[Work required]:
Extract exactly the lines from the top of the records through the line containing "import * as", and keep pictures out of the copy.

Plotting code records
========================

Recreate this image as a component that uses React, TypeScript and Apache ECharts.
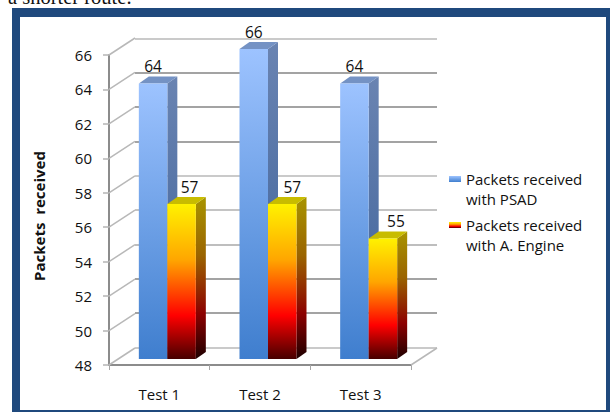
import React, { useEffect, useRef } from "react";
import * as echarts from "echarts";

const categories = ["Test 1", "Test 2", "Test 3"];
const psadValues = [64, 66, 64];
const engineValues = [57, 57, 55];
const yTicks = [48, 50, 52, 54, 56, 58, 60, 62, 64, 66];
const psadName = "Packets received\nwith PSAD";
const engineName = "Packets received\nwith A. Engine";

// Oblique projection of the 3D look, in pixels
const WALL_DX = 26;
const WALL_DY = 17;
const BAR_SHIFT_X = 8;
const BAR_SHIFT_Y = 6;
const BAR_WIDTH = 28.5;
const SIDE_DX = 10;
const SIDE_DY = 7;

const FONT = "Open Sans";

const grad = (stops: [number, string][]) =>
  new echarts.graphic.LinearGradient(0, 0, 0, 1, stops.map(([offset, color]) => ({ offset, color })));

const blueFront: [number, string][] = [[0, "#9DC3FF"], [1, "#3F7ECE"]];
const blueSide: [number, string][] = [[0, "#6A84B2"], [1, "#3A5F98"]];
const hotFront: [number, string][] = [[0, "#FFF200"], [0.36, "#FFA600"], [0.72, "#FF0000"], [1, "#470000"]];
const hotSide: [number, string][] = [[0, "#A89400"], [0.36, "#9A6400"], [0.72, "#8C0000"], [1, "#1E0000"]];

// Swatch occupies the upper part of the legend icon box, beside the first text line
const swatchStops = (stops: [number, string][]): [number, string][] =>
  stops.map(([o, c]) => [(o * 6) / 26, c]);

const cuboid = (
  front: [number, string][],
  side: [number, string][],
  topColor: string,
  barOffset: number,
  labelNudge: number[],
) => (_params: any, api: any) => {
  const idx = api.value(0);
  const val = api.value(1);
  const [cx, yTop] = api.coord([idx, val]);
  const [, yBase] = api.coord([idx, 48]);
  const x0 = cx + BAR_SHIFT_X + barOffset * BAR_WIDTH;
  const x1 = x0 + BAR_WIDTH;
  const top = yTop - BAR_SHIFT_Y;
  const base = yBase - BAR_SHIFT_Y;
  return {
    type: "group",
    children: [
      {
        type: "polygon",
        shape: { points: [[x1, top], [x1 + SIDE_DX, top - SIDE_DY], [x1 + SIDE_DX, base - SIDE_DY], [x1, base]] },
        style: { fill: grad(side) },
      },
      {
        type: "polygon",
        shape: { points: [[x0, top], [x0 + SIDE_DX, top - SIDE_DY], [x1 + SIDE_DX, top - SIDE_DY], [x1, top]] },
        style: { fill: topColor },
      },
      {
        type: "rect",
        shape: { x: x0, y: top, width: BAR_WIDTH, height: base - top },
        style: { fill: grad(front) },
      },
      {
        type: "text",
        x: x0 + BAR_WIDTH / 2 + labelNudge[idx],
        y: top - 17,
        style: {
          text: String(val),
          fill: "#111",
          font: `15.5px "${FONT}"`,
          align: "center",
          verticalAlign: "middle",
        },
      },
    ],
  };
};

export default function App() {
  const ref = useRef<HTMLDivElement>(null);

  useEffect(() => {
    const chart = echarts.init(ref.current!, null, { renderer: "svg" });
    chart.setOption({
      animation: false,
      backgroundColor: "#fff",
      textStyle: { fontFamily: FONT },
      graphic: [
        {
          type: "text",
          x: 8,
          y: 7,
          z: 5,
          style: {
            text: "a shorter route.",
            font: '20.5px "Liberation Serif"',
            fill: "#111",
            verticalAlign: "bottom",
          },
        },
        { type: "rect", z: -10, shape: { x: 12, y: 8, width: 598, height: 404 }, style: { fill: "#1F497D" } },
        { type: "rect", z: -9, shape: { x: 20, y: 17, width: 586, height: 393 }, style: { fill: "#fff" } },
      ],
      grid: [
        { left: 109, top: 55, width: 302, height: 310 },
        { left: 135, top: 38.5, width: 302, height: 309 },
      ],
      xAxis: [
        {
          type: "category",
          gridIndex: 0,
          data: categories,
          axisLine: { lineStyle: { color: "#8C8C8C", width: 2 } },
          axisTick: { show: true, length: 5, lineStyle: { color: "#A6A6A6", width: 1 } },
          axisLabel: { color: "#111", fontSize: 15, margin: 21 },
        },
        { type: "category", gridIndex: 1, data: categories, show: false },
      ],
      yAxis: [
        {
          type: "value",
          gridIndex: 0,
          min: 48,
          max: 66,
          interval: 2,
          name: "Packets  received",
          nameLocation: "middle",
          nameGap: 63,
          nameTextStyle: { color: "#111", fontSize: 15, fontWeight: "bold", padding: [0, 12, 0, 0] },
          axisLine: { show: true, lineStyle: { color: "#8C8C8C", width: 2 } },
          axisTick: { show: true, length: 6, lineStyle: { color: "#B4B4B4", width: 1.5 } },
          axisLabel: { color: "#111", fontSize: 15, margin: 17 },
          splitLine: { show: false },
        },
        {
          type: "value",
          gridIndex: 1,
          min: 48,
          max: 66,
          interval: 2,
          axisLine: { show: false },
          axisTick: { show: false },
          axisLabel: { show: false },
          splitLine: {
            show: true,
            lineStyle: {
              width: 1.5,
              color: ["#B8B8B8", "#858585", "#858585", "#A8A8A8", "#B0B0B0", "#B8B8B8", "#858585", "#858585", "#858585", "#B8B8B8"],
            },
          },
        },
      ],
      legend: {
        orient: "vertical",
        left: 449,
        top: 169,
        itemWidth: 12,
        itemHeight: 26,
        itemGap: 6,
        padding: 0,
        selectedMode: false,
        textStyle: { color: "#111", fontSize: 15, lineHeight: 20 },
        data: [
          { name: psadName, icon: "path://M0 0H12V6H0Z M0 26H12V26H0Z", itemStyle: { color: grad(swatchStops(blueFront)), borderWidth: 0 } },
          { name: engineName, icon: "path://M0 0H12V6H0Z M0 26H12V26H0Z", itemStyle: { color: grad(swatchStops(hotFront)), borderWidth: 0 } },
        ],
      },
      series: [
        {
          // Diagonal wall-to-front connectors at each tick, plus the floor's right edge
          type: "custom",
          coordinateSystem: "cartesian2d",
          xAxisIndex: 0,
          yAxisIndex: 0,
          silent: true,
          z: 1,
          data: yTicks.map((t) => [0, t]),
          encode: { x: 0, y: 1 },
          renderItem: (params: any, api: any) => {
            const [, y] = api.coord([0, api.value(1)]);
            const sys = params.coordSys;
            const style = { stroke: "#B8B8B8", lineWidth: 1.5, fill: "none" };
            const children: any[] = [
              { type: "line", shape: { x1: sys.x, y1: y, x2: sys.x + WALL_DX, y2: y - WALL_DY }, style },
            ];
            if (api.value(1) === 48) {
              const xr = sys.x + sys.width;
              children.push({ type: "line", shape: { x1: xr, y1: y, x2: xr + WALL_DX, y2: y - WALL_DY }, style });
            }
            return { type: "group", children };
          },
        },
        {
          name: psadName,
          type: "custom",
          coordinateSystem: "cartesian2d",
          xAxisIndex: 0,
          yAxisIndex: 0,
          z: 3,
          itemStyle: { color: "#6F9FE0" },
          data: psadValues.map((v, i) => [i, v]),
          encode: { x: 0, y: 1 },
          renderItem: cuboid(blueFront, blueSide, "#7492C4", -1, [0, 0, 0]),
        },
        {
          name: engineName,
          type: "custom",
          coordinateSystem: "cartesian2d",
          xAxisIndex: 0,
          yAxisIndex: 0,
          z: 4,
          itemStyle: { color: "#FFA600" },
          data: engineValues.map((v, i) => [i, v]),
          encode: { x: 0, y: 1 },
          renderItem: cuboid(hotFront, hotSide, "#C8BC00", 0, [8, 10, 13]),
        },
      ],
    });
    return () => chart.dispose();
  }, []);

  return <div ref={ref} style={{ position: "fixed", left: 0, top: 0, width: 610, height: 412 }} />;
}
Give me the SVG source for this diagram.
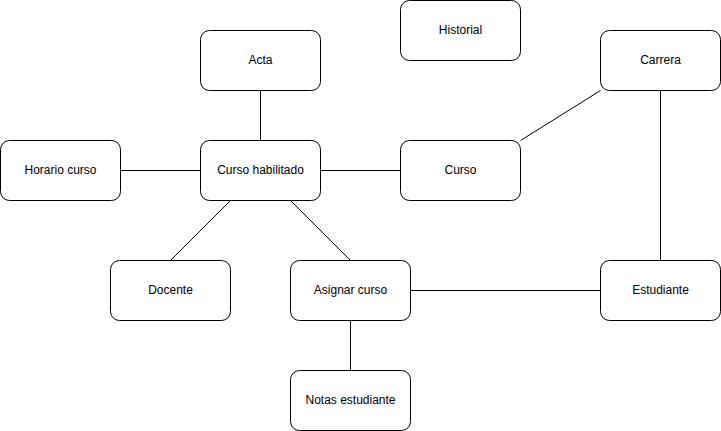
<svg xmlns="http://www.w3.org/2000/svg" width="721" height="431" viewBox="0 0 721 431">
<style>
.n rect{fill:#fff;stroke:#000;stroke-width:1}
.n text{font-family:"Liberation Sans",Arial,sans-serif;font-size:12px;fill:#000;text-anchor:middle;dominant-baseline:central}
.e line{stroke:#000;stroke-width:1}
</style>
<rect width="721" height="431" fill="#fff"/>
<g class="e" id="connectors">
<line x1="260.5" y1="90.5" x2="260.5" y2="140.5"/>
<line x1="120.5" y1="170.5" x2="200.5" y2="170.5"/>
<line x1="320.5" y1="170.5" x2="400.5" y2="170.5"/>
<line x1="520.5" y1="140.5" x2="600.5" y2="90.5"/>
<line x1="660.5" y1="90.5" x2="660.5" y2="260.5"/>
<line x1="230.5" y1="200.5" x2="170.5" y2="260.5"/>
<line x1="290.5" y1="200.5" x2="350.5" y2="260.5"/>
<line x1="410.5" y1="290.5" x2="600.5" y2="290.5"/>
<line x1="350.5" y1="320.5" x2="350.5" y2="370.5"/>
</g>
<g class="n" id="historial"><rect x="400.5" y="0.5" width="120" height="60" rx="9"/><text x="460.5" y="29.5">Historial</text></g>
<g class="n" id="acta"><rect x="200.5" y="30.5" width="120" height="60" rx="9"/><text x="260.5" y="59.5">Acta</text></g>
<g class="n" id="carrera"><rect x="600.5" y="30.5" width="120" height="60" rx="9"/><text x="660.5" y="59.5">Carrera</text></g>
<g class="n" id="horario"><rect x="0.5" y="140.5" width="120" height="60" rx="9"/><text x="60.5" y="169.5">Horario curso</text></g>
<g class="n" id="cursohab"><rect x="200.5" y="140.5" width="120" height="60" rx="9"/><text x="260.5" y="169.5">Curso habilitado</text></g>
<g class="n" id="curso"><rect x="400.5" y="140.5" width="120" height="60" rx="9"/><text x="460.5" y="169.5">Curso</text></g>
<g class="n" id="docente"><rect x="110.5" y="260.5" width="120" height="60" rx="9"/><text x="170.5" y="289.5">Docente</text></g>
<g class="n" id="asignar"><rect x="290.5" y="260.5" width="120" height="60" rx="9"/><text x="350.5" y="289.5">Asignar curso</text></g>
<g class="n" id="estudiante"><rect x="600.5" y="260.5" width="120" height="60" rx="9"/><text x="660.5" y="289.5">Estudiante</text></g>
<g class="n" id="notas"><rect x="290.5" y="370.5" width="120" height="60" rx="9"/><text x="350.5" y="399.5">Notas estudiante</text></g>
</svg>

========================

[Written solution]:
Recreate this image as a component that uses React, TypeScript and Apache ECharts.
import React, { useEffect, useRef } from "react";
import * as echarts from "echarts";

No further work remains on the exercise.